Another household position that does not follow the institutionalization hypothesis is living alone for men. While for women the hypothesis holds true, men face the highest disadvantage in Denmark, Sweden, and Germany, where the proportion is highest, and the lowest in the TPS and Familialistic countries, where the proportion is lowest. Financial deprivation explains much of the disadvantaged health situation in the first group of countries, little in the latter. One explanation might be that the social composition of those living alone differs between the countries. In the TPS and Familialistic countries, those facing financial difficulties might have moved back to their parental home. In these countries more than ten percent live as an adult son in the parental home; in the other countries they might stay on their own. This explanation is supported by the fact that in the Nordic countries the disadvantage is attenuated and loses significance when financial deprivation is controlled for, while there is no to little change in the Familialistic and TPS countries. Further support comes from a study by Ahn and Sánchez-Marcos (2015), who found that in Spain the proportion living alone increased during the financial crises (2009–2013) as compared to the boom years before, and that this rise was mainly driven by the full-time employed.

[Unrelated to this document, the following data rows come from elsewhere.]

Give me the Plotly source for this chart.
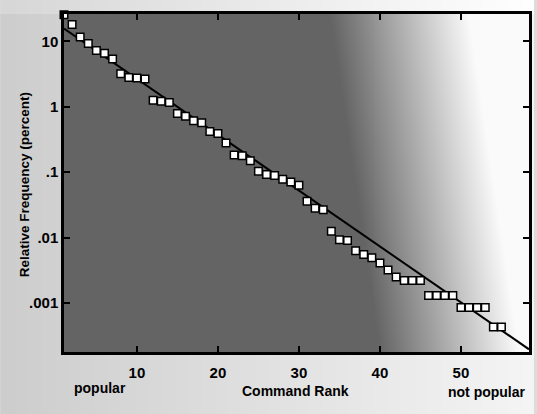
import base64
import struct
import zlib

import plotly.graph_objects as go

# ---------------- data ----------------
command_rank = list(range(1, 56))
relative_freq = [
    25.7, 18.1, 11.7, 9.3, 7.3, 6.6, 5.4, 3.2, 2.8, 2.75, 2.67,
    1.26, 1.22, 1.17,
    0.79, 0.72, 0.61, 0.57, 0.42, 0.39, 0.28,
    0.184, 0.178, 0.15,
    0.103, 0.092, 0.089, 0.078, 0.071, 0.063,
    0.036, 0.028, 0.0267,
    0.0125, 0.0093, 0.009, 0.0063, 0.0055, 0.0049, 0.0041, 0.0032, 0.0025,
    0.0022, 0.0022, 0.0022,
    0.0013, 0.0013, 0.0013, 0.0013,
    0.00085, 0.00085, 0.00085, 0.00085,
    0.00043, 0.00043,
]
# straight-line fit on the log scale: freq = fit_start * 10**(-fit_slope*(rank-1))
fit_rank = [1, 58.4]
fit_start = 15.8
fit_slope = 0.0855
fit_freq = [fit_start * 10 ** (-fit_slope * (r - 1)) for r in fit_rank]

x_tick_vals = [10, 20, 30, 40, 50]
x_tick_text = ["10", "20", "30", "40", "50"]
y_tick_vals = [10, 1, 0.1, 0.01, 0.001]
y_tick_text = ["10", "1", ".1", ".01", ".001"]

# ---------------- layout geometry ----------------
W, H = 537, 414
ML, MR, MT, MB = 64, 5, 14, 62
PL, PR, PT, PB = ML, W - MR, MT, H - MB
PW, PH = PR - PL, PB - PT


def bg_png():
    rows = []
    for Y in range(H):
        row = bytearray([0])
        inside_y = PT <= Y <= PB
        x0 = 330 + 0.15 * (Y - PT)
        for X in range(W):
            if inside_y and PL <= X <= PR:
                t = (X - x0) / 140.0
                t = 0.0 if t < 0 else (1.0 if t > 1 else t)
                v = 100 + (250 - 100) * t
            else:
                v = 205 + 40 * (X / W)
                if Y < PT:
                    v += 10
            row.append(int(min(255, v)))
        rows.append(bytes(row))
    raw = b"".join(rows)

    def chunk(tag, data):
        c = struct.pack(">I", len(data)) + tag + data
        return c + struct.pack(">I", zlib.crc32(tag + data) & 0xFFFFFFFF)

    png = b"\x89PNG\r\n\x1a\n"
    png += chunk(b"IHDR", struct.pack(">IIBBBBB", W, H, 8, 0, 0, 0, 0))
    png += chunk(b"IDAT", zlib.compress(raw, 9))
    png += chunk(b"IEND", b"")
    return "data:image/png;base64," + base64.b64encode(png).decode()


FONT = "Liberation Sans, Arial, sans-serif"

fig = go.Figure()
fig.add_trace(go.Scatter(
    x=fit_rank, y=fit_freq, mode="lines",
    line=dict(color="black", width=2), hoverinfo="skip", showlegend=False,
))
fig.add_trace(go.Scatter(
    x=command_rank, y=relative_freq, mode="markers",
    marker=dict(symbol="square", size=7.5, color="white",
                line=dict(color="black", width=1.5)),
    cliponaxis=False, showlegend=False,
))

fig.update_xaxes(
    range=[1, 58.4], tickvals=x_tick_vals, ticktext=x_tick_text,
    ticks="inside", ticklen=6, tickwidth=1.5, tickcolor="black",
    showline=True, linecolor="black", linewidth=2.5, mirror="allticks",
    showgrid=False, zeroline=False,
    tickfont=dict(family=FONT, size=15, color="black", weight="bold"),
    ticklabelstandoff=5,
)
fig.update_yaxes(
    type="log", range=[-3.75, 1.42], tickvals=y_tick_vals, ticktext=y_tick_text,
    ticks="inside", ticklen=6, tickwidth=1.5, tickcolor="black",
    showline=True, linecolor="black", linewidth=2.5, mirror="allticks",
    showgrid=False, zeroline=False,
    tickfont=dict(family=FONT, size=15, color="black", weight="bold"),
)


def px_x(X):
    return (X - PL) / PW


def px_y(Y):
    return (PB - Y) / PH


ann_font = dict(family=FONT, size=14, color="black", weight="bold")
fig.update_layout(
    width=W, height=H,
    margin=dict(l=ML, r=MR, t=MT, b=MB),
    paper_bgcolor="#dcdcdc", plot_bgcolor="rgba(0,0,0,0)",
    images=[dict(
        source=bg_png(), xref="paper", yref="paper",
        x=px_x(0), y=px_y(0), sizex=W / PW, sizey=H / PH,
        xanchor="left", yanchor="top", sizing="stretch", layer="below",
    )],
    annotations=[
        dict(text="popular", x=px_x(100), y=px_y(388), xref="paper", yref="paper",
             showarrow=False, font=ann_font, xanchor="center", yanchor="middle"),
        dict(text="Command Rank", x=px_x(297), y=px_y(391), xref="paper", yref="paper",
             showarrow=False, font=ann_font, xanchor="center", yanchor="middle"),
        dict(text="not popular", x=px_x(490), y=px_y(392), xref="paper", yref="paper",
             showarrow=False, font=ann_font, xanchor="center", yanchor="middle"),
        dict(text="Relative Frequency (percent)", x=px_x(24), y=px_y(185),
             xref="paper", yref="paper", showarrow=False, textangle=-90,
             font=dict(family=FONT, size=13.5, color="black", weight="bold"),
             xanchor="center", yanchor="middle"),
    ],
)

fig.write_html(
    "out.html",
    config={"displayModeBar": False},
    post_script="document.body.style.margin='0';document.body.style.overflow='hidden';",
)
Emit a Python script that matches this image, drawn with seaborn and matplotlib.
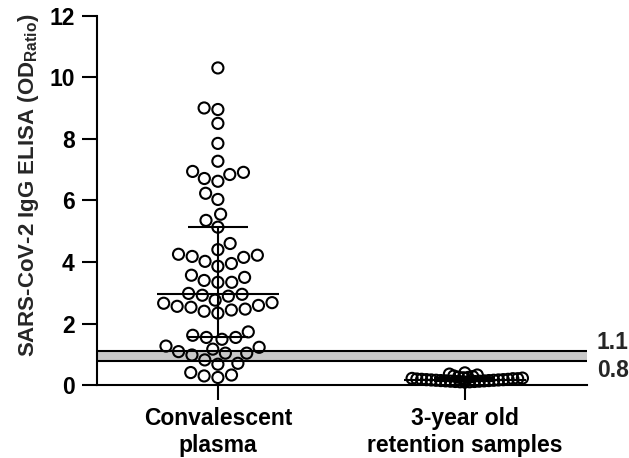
import numpy as np
import pandas as pd
import matplotlib
matplotlib.use("Agg")
import matplotlib.pyplot as plt
import seaborn as sns


GROUPS = ["Convalescent\nplasma", "3-year old\nretention samples"]

# OD ratio per sample
CONVALESCENT = [
    10.3, 9.0, 8.95, 8.5, 7.85, 7.27, 6.94, 6.84, 6.71, 6.91, 6.62, 6.23,
    6.03, 5.55, 5.35, 5.13, 4.6, 4.4, 4.25, 4.18, 4.15, 4.22, 4.02, 3.95,
    3.86, 3.34, 3.4, 3.5, 3.34, 3.57, 2.95, 2.98, 2.89, 2.92, 2.56, 2.66,
    2.34, 2.53, 2.59, 2.40, 2.47, 2.44, 2.68, 2.76, 1.62, 1.55, 1.55, 1.49,
    1.73, 1.27, 1.17, 1.04, 1.04, 1.09, 0.98, 1.23, 0.82, 0.68, 0.71, 0.41,
    0.33, 0.30, 0.25,
]
RETENTION = [
    0.28, 0.15, 0.21, 0.12, 0.18, 0.33, 0.14, 0.19, 0.11, 0.24, 0.16, 0.40,
    0.13, 0.20, 0.17, 0.26, 0.12, 0.22, 0.15, 0.36, 0.18, 0.10, 0.23, 0.14,
    0.30, 0.19, 0.13, 0.25, 0.16, 0.11, 0.21, 0.17,
]

CUTOFF_LOW = 0.8
CUTOFF_HIGH = 1.1
Y_TICKS = [0, 2, 4, 6, 8, 10, 12]

MARKER = 8
FONT = 16.5

sns.set_theme(style="ticks")
plt.rcParams["font.family"] = ["Liberation Sans", "DejaVu Sans"]
plt.rcParams["font.weight"] = "bold"
plt.rcParams["mathtext.fontset"] = "custom"
plt.rcParams["mathtext.rm"] = "Liberation Sans"
plt.rcParams["mathtext.it"] = "Liberation Sans:italic"
plt.rcParams["mathtext.bf"] = "Liberation Sans:bold"

df = pd.DataFrame({
    "group": [GROUPS[0]] * len(CONVALESCENT) + [GROUPS[1]] * len(RETENTION),
    "value": CONVALESCENT + RETENTION,
})

fig = plt.figure(figsize=(6.29, 4.58), dpi=100)
ax = fig.add_axes([0.154, 0.159, 0.779, 0.807])

# cut-off band
ax.axhspan(CUTOFF_LOW, CUTOFF_HIGH, color="#c8c8c8", lw=0, zorder=0)
for lvl in (CUTOFF_LOW, CUTOFF_HIGH):
    ax.axhline(lvl, color="black", lw=1.5, zorder=1)


def swarm(group, size):
    """Swarm one group, return its point collection (drop seaborn's empty ones)."""
    n0 = len(ax.collections)
    sns.swarmplot(data=df[df.group == group], x="group", y="value",
                  order=GROUPS, size=size, color="black", linewidth=1.5, ax=ax)
    new = list(ax.collections[n0:])
    pts = [c for c in new if len(c.get_offsets())][0]
    for c in new:
        if c is not pts:
            c.remove()
    pts.set_facecolor("none")
    pts.set_edgecolor("black")
    pts.set_zorder(2)
    return pts


conv_pts = swarm(GROUPS[0], MARKER)
# retention samples overlap heavily in the original -> lay out small, grow later
ret_pts = swarm(GROUPS[1], 1.8)

# median + interquartile range (GraphPad style quartiles)
for i, g in enumerate(GROUPS):
    vals = df.loc[df.group == g, "value"].to_numpy()
    q1, med, q3 = np.percentile(vals, [25, 50, 75], method="weibull")
    ax.hlines(med, i - 0.247, i + 0.247, color="black", lw=1.5, zorder=3)
    ax.hlines([q1, q3], i - 0.123, i + 0.123, color="black", lw=1.5, zorder=3)
    ax.vlines(i, q1, q3, color="black", lw=1.5, zorder=3)

ax.set_xlim(-0.49, 1.494)
ax.set_ylim(0, 12)
ax.set_yticks(Y_TICKS)
ax.set_xlabel("")
ax.set_ylabel(r"SARS-CoV-2 IgG ELISA (OD$_{\mathrm{Ratio}}$)",
              fontsize=16, fontweight="bold", labelpad=6)
ax.yaxis.label.set_y(0.54)
ax.tick_params(direction="out", length=11, width=1.5, labelsize=FONT, pad=5,
               color="black", labelcolor="black")
for lab in ax.get_xticklabels() + ax.get_yticklabels():
    lab.set_fontweight("bold")
sns.despine(ax=ax)
for side in ("left", "bottom"):
    ax.spines[side].set_linewidth(1.5)
    ax.spines[side].set_color("black")

ax.annotate(f"{CUTOFF_HIGH}", xy=(1.02, CUTOFF_HIGH), xycoords=("axes fraction", "data"),
            xytext=(0, 6), textcoords="offset points", ha="left", va="center",
            fontsize=FONT, fontweight="bold", annotation_clip=False)
ax.annotate(f"{CUTOFF_LOW}", xy=(1.02, CUTOFF_LOW), xycoords=("axes fraction", "data"),
            xytext=(0, -7), textcoords="offset points", ha="left", va="center",
            fontsize=FONT, fontweight="bold", annotation_clip=False)

# run the swarm layout once, then freeze retention points and enlarge them
fig.canvas.draw()
del ret_pts.draw
ret_pts.set_sizes([MARKER ** 2])
ret_pts.set_clip_on(False)

fig.savefig("out.png", dpi=100)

This study is based on cross-sectional data. Future studies on the relationship between household position and health would certainly benefit from life-course data that permit the study of both prior and current household positions. For example, in many countries cohabitation is still assumed to be a transitory phase before marriage. Marriage is perceived as a higher level of commitment and cohabitation is perceived as a testing period which is subordinated to the marriage ideal (Perelli-Harris et al. 2014). There are very different trajectories between cohabitation, marriage, and childbirth in the different European countries (Kok and Leinarte 2016) and thus far there appears to be no convergence of European life courses (Billari and Wilson 2001).

In testing the institutionalization hypothesis, we used the proportion of people living in a specific type of living arrangement as a proxy for the value climate. This hinges on the assumption that family forms are predominantly an outcome of the value structure of a society; however, there are also other determinants that influence the likelihood of family forms, such as the welfare system, the economic situation, etc. A fruitful approach for future studies might thus be to use a more direct measure of the value climate, as did Soons and Kalmijn (2009) when they explored the perceived attitude towards cohabitation in relation to well-being. Another approach might be to explore historical patterns of cohabitation, as was done by Klüsener (2016), who used these as a proxy for attitudes that are shaped by traditions of the past. In his study of extramarital births in Europe, Klüsener showed that continuity is still visible, albeit fading.

Conclusion

With the Second Demographic Transition living arrangements and household forms became more diverse, yet there seems to be no convergence to a predominantly European model. Our study shows that in Europe the household is an influential factor of health; this is particularly true for women but it is also important for men. There seem to be general patterns of advantaged and disadvantaged positions which however, are strongly modifiable. The general value climate in a society and the support by the welfare state determine to what extent certain household forms are beneficial or detrimental to health. Therefore, differences in recent evolution of family patterns across Western countries seem to influence the magnitude of the association of family with health differently, drawing a heterogeneous European map. Future country studies of living arrangement and health have to take this heterogeneity into account.